Doctor of Business Administration (D.B.A.)

School

Management

Advisor

John C. Hannon

Abstract

Senior business leaders may deliberately impede innovation or inadvertently fail at creating a culture of innovation to foster new product development. The gap between desired and achieved levels of innovation is cause for concern. Addressing the innovation gap may require new ways of thinking from senior executives and a departure from a locked-in mindset to make the linkage between innovation, branding, and financial performance. In this quantitative research study, multiple regression analyses were used to examine and analyze the relationship between innovation rankings, brand valuation, and economic sustainability to address possible reasons for an innovation gap. The theoretical framework of the study included Legrand and Weiss's innovation gap theory, Sood and Tellis's theory of limited market disruption, and Morris's theory of innovation.

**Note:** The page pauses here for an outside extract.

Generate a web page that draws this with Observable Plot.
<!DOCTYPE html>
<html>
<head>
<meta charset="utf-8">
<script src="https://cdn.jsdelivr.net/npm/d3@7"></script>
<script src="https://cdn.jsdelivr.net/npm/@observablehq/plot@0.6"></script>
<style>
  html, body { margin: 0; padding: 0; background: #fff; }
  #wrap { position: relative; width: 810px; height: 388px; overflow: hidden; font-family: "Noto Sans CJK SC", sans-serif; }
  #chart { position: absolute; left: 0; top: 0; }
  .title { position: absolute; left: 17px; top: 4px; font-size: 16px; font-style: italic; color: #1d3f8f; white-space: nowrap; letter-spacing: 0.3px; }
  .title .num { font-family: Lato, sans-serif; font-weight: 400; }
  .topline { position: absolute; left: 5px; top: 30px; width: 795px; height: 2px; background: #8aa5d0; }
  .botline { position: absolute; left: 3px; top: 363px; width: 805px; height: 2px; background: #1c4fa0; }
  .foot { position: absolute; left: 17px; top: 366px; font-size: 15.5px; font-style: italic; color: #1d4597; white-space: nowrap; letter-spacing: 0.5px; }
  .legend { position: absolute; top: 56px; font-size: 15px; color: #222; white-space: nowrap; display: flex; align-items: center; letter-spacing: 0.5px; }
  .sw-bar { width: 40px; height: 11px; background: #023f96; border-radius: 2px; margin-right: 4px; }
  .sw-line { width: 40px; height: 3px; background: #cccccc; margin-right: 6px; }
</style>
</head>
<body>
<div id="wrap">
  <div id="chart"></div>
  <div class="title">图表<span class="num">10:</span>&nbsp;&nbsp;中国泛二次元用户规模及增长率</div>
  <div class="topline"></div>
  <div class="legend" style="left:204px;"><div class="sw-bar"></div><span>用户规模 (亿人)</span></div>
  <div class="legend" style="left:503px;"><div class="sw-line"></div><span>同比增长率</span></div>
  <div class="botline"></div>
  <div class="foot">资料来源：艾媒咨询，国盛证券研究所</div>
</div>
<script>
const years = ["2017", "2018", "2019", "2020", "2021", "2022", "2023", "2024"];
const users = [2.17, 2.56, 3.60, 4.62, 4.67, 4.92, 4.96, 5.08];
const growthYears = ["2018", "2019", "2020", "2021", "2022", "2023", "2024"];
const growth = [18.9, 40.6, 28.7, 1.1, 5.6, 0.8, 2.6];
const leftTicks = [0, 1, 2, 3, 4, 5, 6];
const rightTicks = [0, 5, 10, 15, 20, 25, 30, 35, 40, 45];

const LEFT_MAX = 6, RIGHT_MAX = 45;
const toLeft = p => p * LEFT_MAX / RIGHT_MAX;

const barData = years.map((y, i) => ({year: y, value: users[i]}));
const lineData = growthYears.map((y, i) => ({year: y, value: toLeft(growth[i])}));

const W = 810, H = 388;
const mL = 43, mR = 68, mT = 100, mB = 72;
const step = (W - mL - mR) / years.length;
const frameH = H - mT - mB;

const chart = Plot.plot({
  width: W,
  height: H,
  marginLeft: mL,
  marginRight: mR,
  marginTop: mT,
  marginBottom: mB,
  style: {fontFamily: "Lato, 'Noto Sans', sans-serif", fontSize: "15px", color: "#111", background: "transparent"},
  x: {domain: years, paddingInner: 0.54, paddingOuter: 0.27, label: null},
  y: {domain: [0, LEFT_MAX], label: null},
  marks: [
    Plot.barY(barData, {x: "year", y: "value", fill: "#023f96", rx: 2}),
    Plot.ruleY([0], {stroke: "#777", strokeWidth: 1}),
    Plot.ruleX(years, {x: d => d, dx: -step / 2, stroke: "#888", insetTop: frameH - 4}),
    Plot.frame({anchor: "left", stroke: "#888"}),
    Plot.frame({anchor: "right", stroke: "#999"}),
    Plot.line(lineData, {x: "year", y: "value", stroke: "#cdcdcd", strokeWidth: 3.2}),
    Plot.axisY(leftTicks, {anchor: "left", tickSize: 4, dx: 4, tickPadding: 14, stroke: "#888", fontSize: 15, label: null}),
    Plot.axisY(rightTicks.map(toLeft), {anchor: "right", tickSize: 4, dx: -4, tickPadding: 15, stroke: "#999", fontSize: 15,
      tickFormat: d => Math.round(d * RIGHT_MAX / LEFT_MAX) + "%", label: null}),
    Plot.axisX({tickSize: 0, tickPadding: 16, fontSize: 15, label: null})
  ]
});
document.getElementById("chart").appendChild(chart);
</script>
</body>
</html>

Furthermore, Dierk and Dover's definition of ambidexterity elucidated the failure of some senior leaders to balance short and long-term innovation objectives. A sample of 190 global companies was used in the study and taken from the Forbes World's Most Innovative Companies ranking, Interbrand Brand Value Index, and the Dow Jones Sustainability Index. The results of the regression model indicated a small, statistically significant positive correlation between innovation and long-term sustainability using 2015 data. Using 2012 data for the predictor variables and 2015 data for the dependent variable indicated no statistically significant relationship between innovation and branding efforts on sustainability. Though marginal, the correlation found between innovation and sustainability may encourage senior business leaders to support specific innovation practices in order to improve sustainability and close the innovation gap.